How am I going to follow that with the telling of how it is horrible science fiction?  Bare with me, please.  The War of the Worlds is about an alien invasion, but it is not told in the way that most modern science fiction is told.  This is not about the epic battle with the aliens, or creating a hero.  This story focuses on the humans, not the aliens.  I would estimate about half of the book or more has no actual martians running amuck in the scene.  When it comes right down to it, this is not about the alien invasion, it is about the human reactions to the aliens.  You hear about the crowds gathering around the pit where they landed.  You hear about the mass exodus from the areas where people are dying.  You hear about the emotional and mental breakdown of the people who can’t quite handle what is happening.  The heroes are not the people fighting the aliens, they are the people who are helping others in a time of need.  This is not a story about humans fighting aliens as one would expect from science fiction.  This is a story about humans that happens to also be about aliens. Books today are all about the special effects.  It is not enough to write a good story, it needs to also be a story that can turn into big screen adaptation and bring in lots of money.  The War of the Worlds was written in 1897, long before movies were a regular and accepted part of life.  It was written to be exactly what it is, not something that might be able to turn into something else.  I know it has been turned into a movie, but in order to do that there had to be some changes to make it visually interesting.

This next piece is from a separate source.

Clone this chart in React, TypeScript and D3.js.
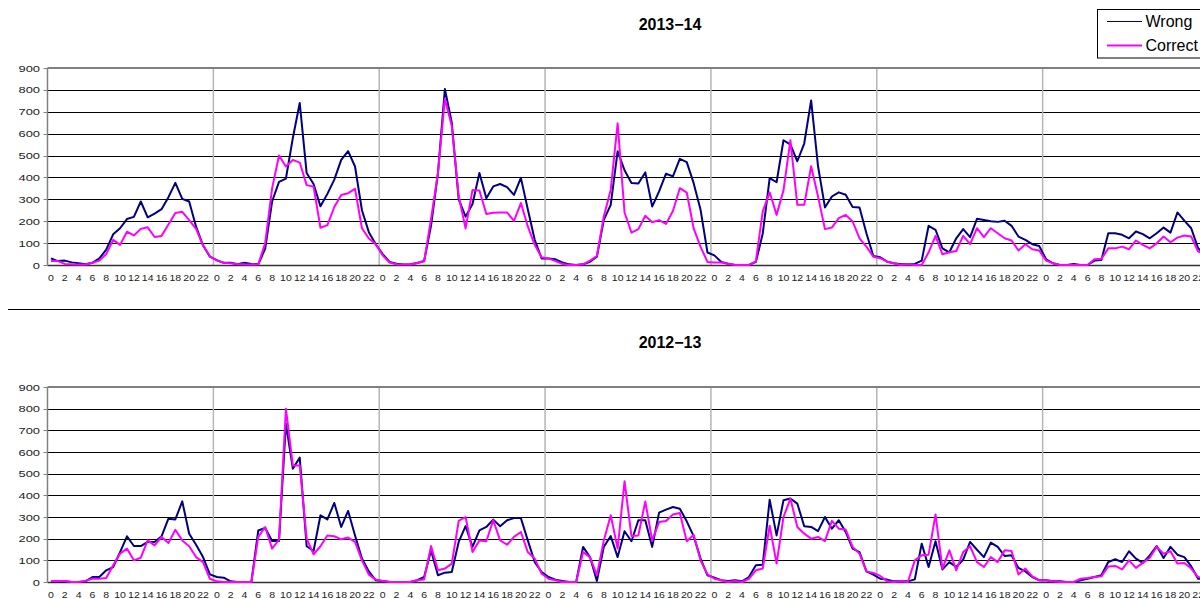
import { useEffect, useRef } from 'react';
import * as d3 from 'd3';

// hourly counts, 7 days x 24 hours
const wrong1314 = [
  30, 18, 20, 12, 8, 3, 10, 30, 70, 140, 168, 210, 220, 290, 218, 235, 255, 310, 375, 302, 290, 175, 90, 38,
  22, 10, 10, 3, 10, 5, 3, 75, 290, 380, 395, 580, 740, 420, 370, 268, 325, 390, 480, 520, 450, 250, 150, 95,
  50, 14, 6, 2, 3, 9, 18, 180, 420, 804, 650, 300, 221, 279, 420, 305, 359, 370, 356, 320, 398, 255, 115, 30,
  30, 26, 12, 3, 0, 3, 15, 38, 206, 275, 520, 433, 375, 372, 423, 267, 336, 417, 405, 485, 470, 374, 252, 57,
  44, 14, 6, 0, 0, 0, 14, 144, 397, 378, 570, 550, 474, 555, 752, 451, 263, 313, 332, 321, 265, 263, 145, 41,
  35, 15, 8, 3, 3, 5, 20, 179, 161, 76, 58, 122, 164, 127, 211, 206, 200, 197, 202, 179, 130, 115, 95, 87,
  26, 8, 0, 0, 5, 0, 0, 20, 23, 145, 145, 138, 122, 153, 141, 122, 145, 171, 148, 240, 203, 168, 76, 50,
];
const correct1314 = [
  18, 18, 5, 3, 2, 2, 10, 20, 50, 115, 92, 152, 135, 165, 172, 128, 133, 185, 238, 243, 205, 165, 90, 40,
  20, 10, 8, 5, 3, 2, 3, 100, 350, 500, 450, 480, 468, 365, 358, 170, 182, 265, 320, 328, 348, 168, 121, 95,
  44, 11, 3, 2, 2, 9, 17, 210, 420, 760, 635, 315, 167, 343, 340, 233, 239, 240, 240, 202, 283, 176, 92, 35,
  30, 18, 5, 0, 0, 3, 20, 41, 222, 344, 647, 240, 148, 164, 225, 195, 205, 188, 247, 351, 331, 167, 83, 14,
  11, 11, 6, 0, 0, 0, 17, 245, 332, 229, 341, 570, 275, 275, 451, 313, 164, 171, 214, 229, 199, 122, 84, 38,
  31, 15, 8, 0, 3, 0, 0, 58, 133, 49, 58, 64, 133, 95, 168, 127, 168, 145, 122, 112, 66, 95, 72, 66,
  20, 8, 0, 0, 0, 0, 0, 26, 28, 76, 76, 84, 72, 112, 92, 76, 99, 130, 104, 125, 135, 130, 61, 50,
];
const wrong1213 = [
  3, 2, 3, 0, 0, 3, 23, 23, 54, 69, 138, 211, 166, 166, 185, 185, 211, 292, 289, 372, 223, 172, 115, 35,
  23, 20, 3, 0, 0, 0, 238, 249, 189, 189, 731, 523, 574, 165, 143, 308, 289, 365, 254, 328, 215, 108, 49, 8,
  5, 0, 0, 0, 0, 8, 23, 146, 31, 43, 46, 185, 258, 162, 238, 254, 288, 257, 285, 295, 295, 192, 92, 46,
  23, 11, 5, 0, 0, 162, 115, 5, 162, 212, 115, 234, 188, 285, 285, 162, 320, 334, 346, 338, 280, 212, 108, 31,
  20, 8, 5, 8, 3, 23, 77, 80, 380, 215, 377, 385, 362, 257, 254, 235, 300, 246, 285, 231, 154, 138, 49, 34,
  15, 11, 3, 3, 3, 12, 177, 69, 188, 58, 92, 69, 103, 185, 149, 115, 182, 162, 120, 123, 65, 49, 23, 8,
  8, 3, 3, 0, 0, 8, 15, 23, 31, 92, 105, 92, 142, 108, 88, 123, 166, 111, 162, 126, 115, 72, 15, 15,
];
const correct1213 = [
  5, 5, 5, 0, 0, 5, 15, 15, 18, 77, 131, 154, 100, 112, 192, 169, 208, 180, 241, 192, 165, 115, 92, 15,
  3, 0, 0, 0, 0, 0, 208, 254, 154, 195, 800, 538, 538, 200, 128, 165, 215, 211, 197, 205, 185, 100, 34, 11,
  5, 0, 0, 0, 0, 8, 12, 166, 54, 62, 85, 282, 300, 138, 192, 188, 285, 192, 172, 208, 231, 138, 108, 38,
  15, 8, 0, 0, 0, 138, 115, 31, 192, 308, 154, 465, 212, 215, 372, 192, 277, 282, 312, 318, 188, 218, 100, 35,
  15, 8, 0, 5, 0, 15, 54, 62, 260, 85, 300, 385, 254, 223, 200, 208, 189, 282, 246, 242, 162, 131, 49, 42,
  28, 3, 0, 3, 0, 100, 123, 126, 312, 62, 146, 54, 138, 165, 92, 69, 115, 92, 146, 143, 35, 62, 26, 8,
  8, 3, 0, 0, 0, 15, 18, 23, 26, 72, 74, 58, 100, 65, 88, 112, 162, 131, 142, 85, 88, 62, 23, 20,
];

const hourTicks = [0, 2, 4, 6, 8, 10, 12, 14, 16, 18, 20, 22];
const yTicks = [0, 100, 200, 300, 400, 500, 600, 700, 800, 900];
const dayCount = 7;
const seriesNames = ['Wrong', 'Correct'];
const seriesColors = ['#000080', '#ff00ff'];

const FONT = '"Liberation Sans", Arial, sans-serif';

const drawPanel = (svg, title, wrong, correct, top, bottom, titleY) => {
  const left = 47.5;
  const plotW = 1161;
  const n = dayCount * 24;
  const x = d3.scaleBand().domain(d3.range(n)).range([left, left + plotW]);
  const cx = (i) => x(i) + x.bandwidth() / 2;
  const y = d3.scaleLinear().domain([0, 900]).range([bottom, top]);

  const g = svg.append('g');

  g.append('text')
    .attr('x', 670)
    .attr('y', titleY)
    .attr('text-anchor', 'middle')
    .attr('font-family', FONT)
    .attr('font-weight', 'bold')
    .attr('font-size', 16)
    .text(title);

  // horizontal grid
  g.selectAll('line.grid')
    .data(yTicks.filter((t) => t > 0 && t < 900))
    .enter()
    .append('line')
    .attr('x1', left)
    .attr('x2', left + plotW)
    .attr('y1', (d) => Math.round(y(d)) + 0.5)
    .attr('y2', (d) => Math.round(y(d)) + 0.5)
    .attr('stroke', '#000')
    .attr('stroke-width', 1);

  // day separators
  g.selectAll('line.day')
    .data(d3.range(1, dayCount))
    .enter()
    .append('line')
    .attr('x1', (d) => x(d * 24))
    .attr('x2', (d) => x(d * 24))
    .attr('y1', y(900))
    .attr('y2', y(0))
    .attr('stroke', '#b4b4b4')
    .attr('stroke-width', 1.5);

  // top border
  g.append('line')
    .attr('x1', left)
    .attr('x2', left + plotW)
    .attr('y1', y(900))
    .attr('y2', y(900))
    .attr('stroke', '#808080')
    .attr('stroke-width', 2);

  // x axis
  g.append('line')
    .attr('x1', left)
    .attr('x2', left + plotW)
    .attr('y1', Math.round(y(0)) + 0.5)
    .attr('y2', Math.round(y(0)) + 0.5)
    .attr('stroke', '#333')
    .attr('stroke-width', 1.5);

  // y axis
  g.append('line')
    .attr('x1', left)
    .attr('x2', left)
    .attr('y1', y(900))
    .attr('y2', y(0))
    .attr('stroke', '#808080')
    .attr('stroke-width', 1.5);
  g.selectAll('line.ytick')
    .data(yTicks)
    .enter()
    .append('line')
    .attr('x1', left - 4)
    .attr('x2', left)
    .attr('y1', (d) => Math.round(y(d)) + 0.5)
    .attr('y2', (d) => Math.round(y(d)) + 0.5)
    .attr('stroke', '#808080');

  g.selectAll('text.ylab')
    .data(yTicks)
    .enter()
    .append('text')
    .attr('transform', (d) => `translate(40,${y(d) + 3.5}) scale(1.36,1)`)
    .attr('text-anchor', 'end')
    .attr('font-family', FONT)
    .attr('font-size', 9.5)
    .attr('fill', '#222')
    .text((d) => d);

  // hour labels
  const labels = [];
  d3.range(dayCount).forEach((day) =>
    hourTicks.forEach((h) => labels.push({ i: day * 24 + h, h }))
  );
  g.selectAll('text.xlab')
    .data(labels)
    .enter()
    .append('text')
    .attr('transform', (d) => `translate(${cx(d.i)},${y(0) + 15.5}) scale(1.12,1)`)
    .attr('text-anchor', 'middle')
    .attr('font-family', FONT)
    .attr('font-size', 9.4)
    .attr('fill', '#222')
    .text((d) => d.h);

  const line = d3
    .line()
    .x((d, i) => cx(i))
    .y((d) => y(d));

  [wrong, correct].forEach((vals, k) => {
    g.append('path')
      .datum(vals)
      .attr('fill', 'none')
      .attr('stroke', seriesColors[k])
      .attr('stroke-width', 2)
      .attr('stroke-linejoin', 'round')
      .attr('d', line);
  });
};

const App = () => {
  const svgRef = useRef(null);

  useEffect(() => {
    const svg = d3.select(svgRef.current);
    svg.selectAll('*').remove();

    drawPanel(svg, '2013\u221214', wrong1314, correct1314, 68, 265, 30);

    // divider between the two charts
    svg
      .append('line')
      .attr('x1', 8)
      .attr('x2', 1200)
      .attr('y1', 309.5)
      .attr('y2', 309.5)
      .attr('stroke', '#000');

    drawPanel(svg, '2012\u221213', wrong1213, correct1213, 387, 582, 348);

    // legend
    const lg = svg.append('g');
    lg.append('rect')
      .attr('x', 1097.5)
      .attr('y', 9.5)
      .attr('width', 120)
      .attr('height', 48.5)
      .attr('fill', '#fff')
      .attr('stroke', '#000');
    seriesNames.forEach((name, k) => {
      const ly = 21.5 + k * 24;
      lg.append('line')
        .attr('x1', 1107)
        .attr('x2', 1142)
        .attr('y1', ly)
        .attr('y2', ly)
        .attr('stroke', seriesColors[k])
        .attr('stroke-width', k === 0 ? 1 : 2);
      lg.append('text')
        .attr('x', 1145.5)
        .attr('y', ly + 5.5)
        .attr('font-family', FONT)
        .attr('font-size', 16)
        .attr('fill', '#000')
        .text(name);
    });
  }, []);

  return (
    <svg
      ref={svgRef}
      width={1200}
      height={599}
      style={{ position: 'absolute', left: 0, top: 0, background: '#fff' }}
    />
  );
};

export default App;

It reminds me of a story I had heard about a book series and author I enjoy.  When writing the first book, the author chose to make a car explode.  When asked about it later, the author was reported to have said, she was hoping to one day be able to to sell it as a movie, and it would sell better if there were a few explosions.  The book was great, the movie was okay (much better if you liked the books I think) but the motivation to make that writing change bothers me.   When the book is written just to be a great book it can be a classic; I’m sure you can guess if this other book is on this list.  (It has not.)

Should you read this book before you die?

Absolutely.  It is short, but incredibly engaging.  Much like Frankenstein, this is a story that has a different perception from those who have not read the book.  Going in you might be thinking ‘science fiction and explosions’ when instead you should be thinking about what makes humans who they are.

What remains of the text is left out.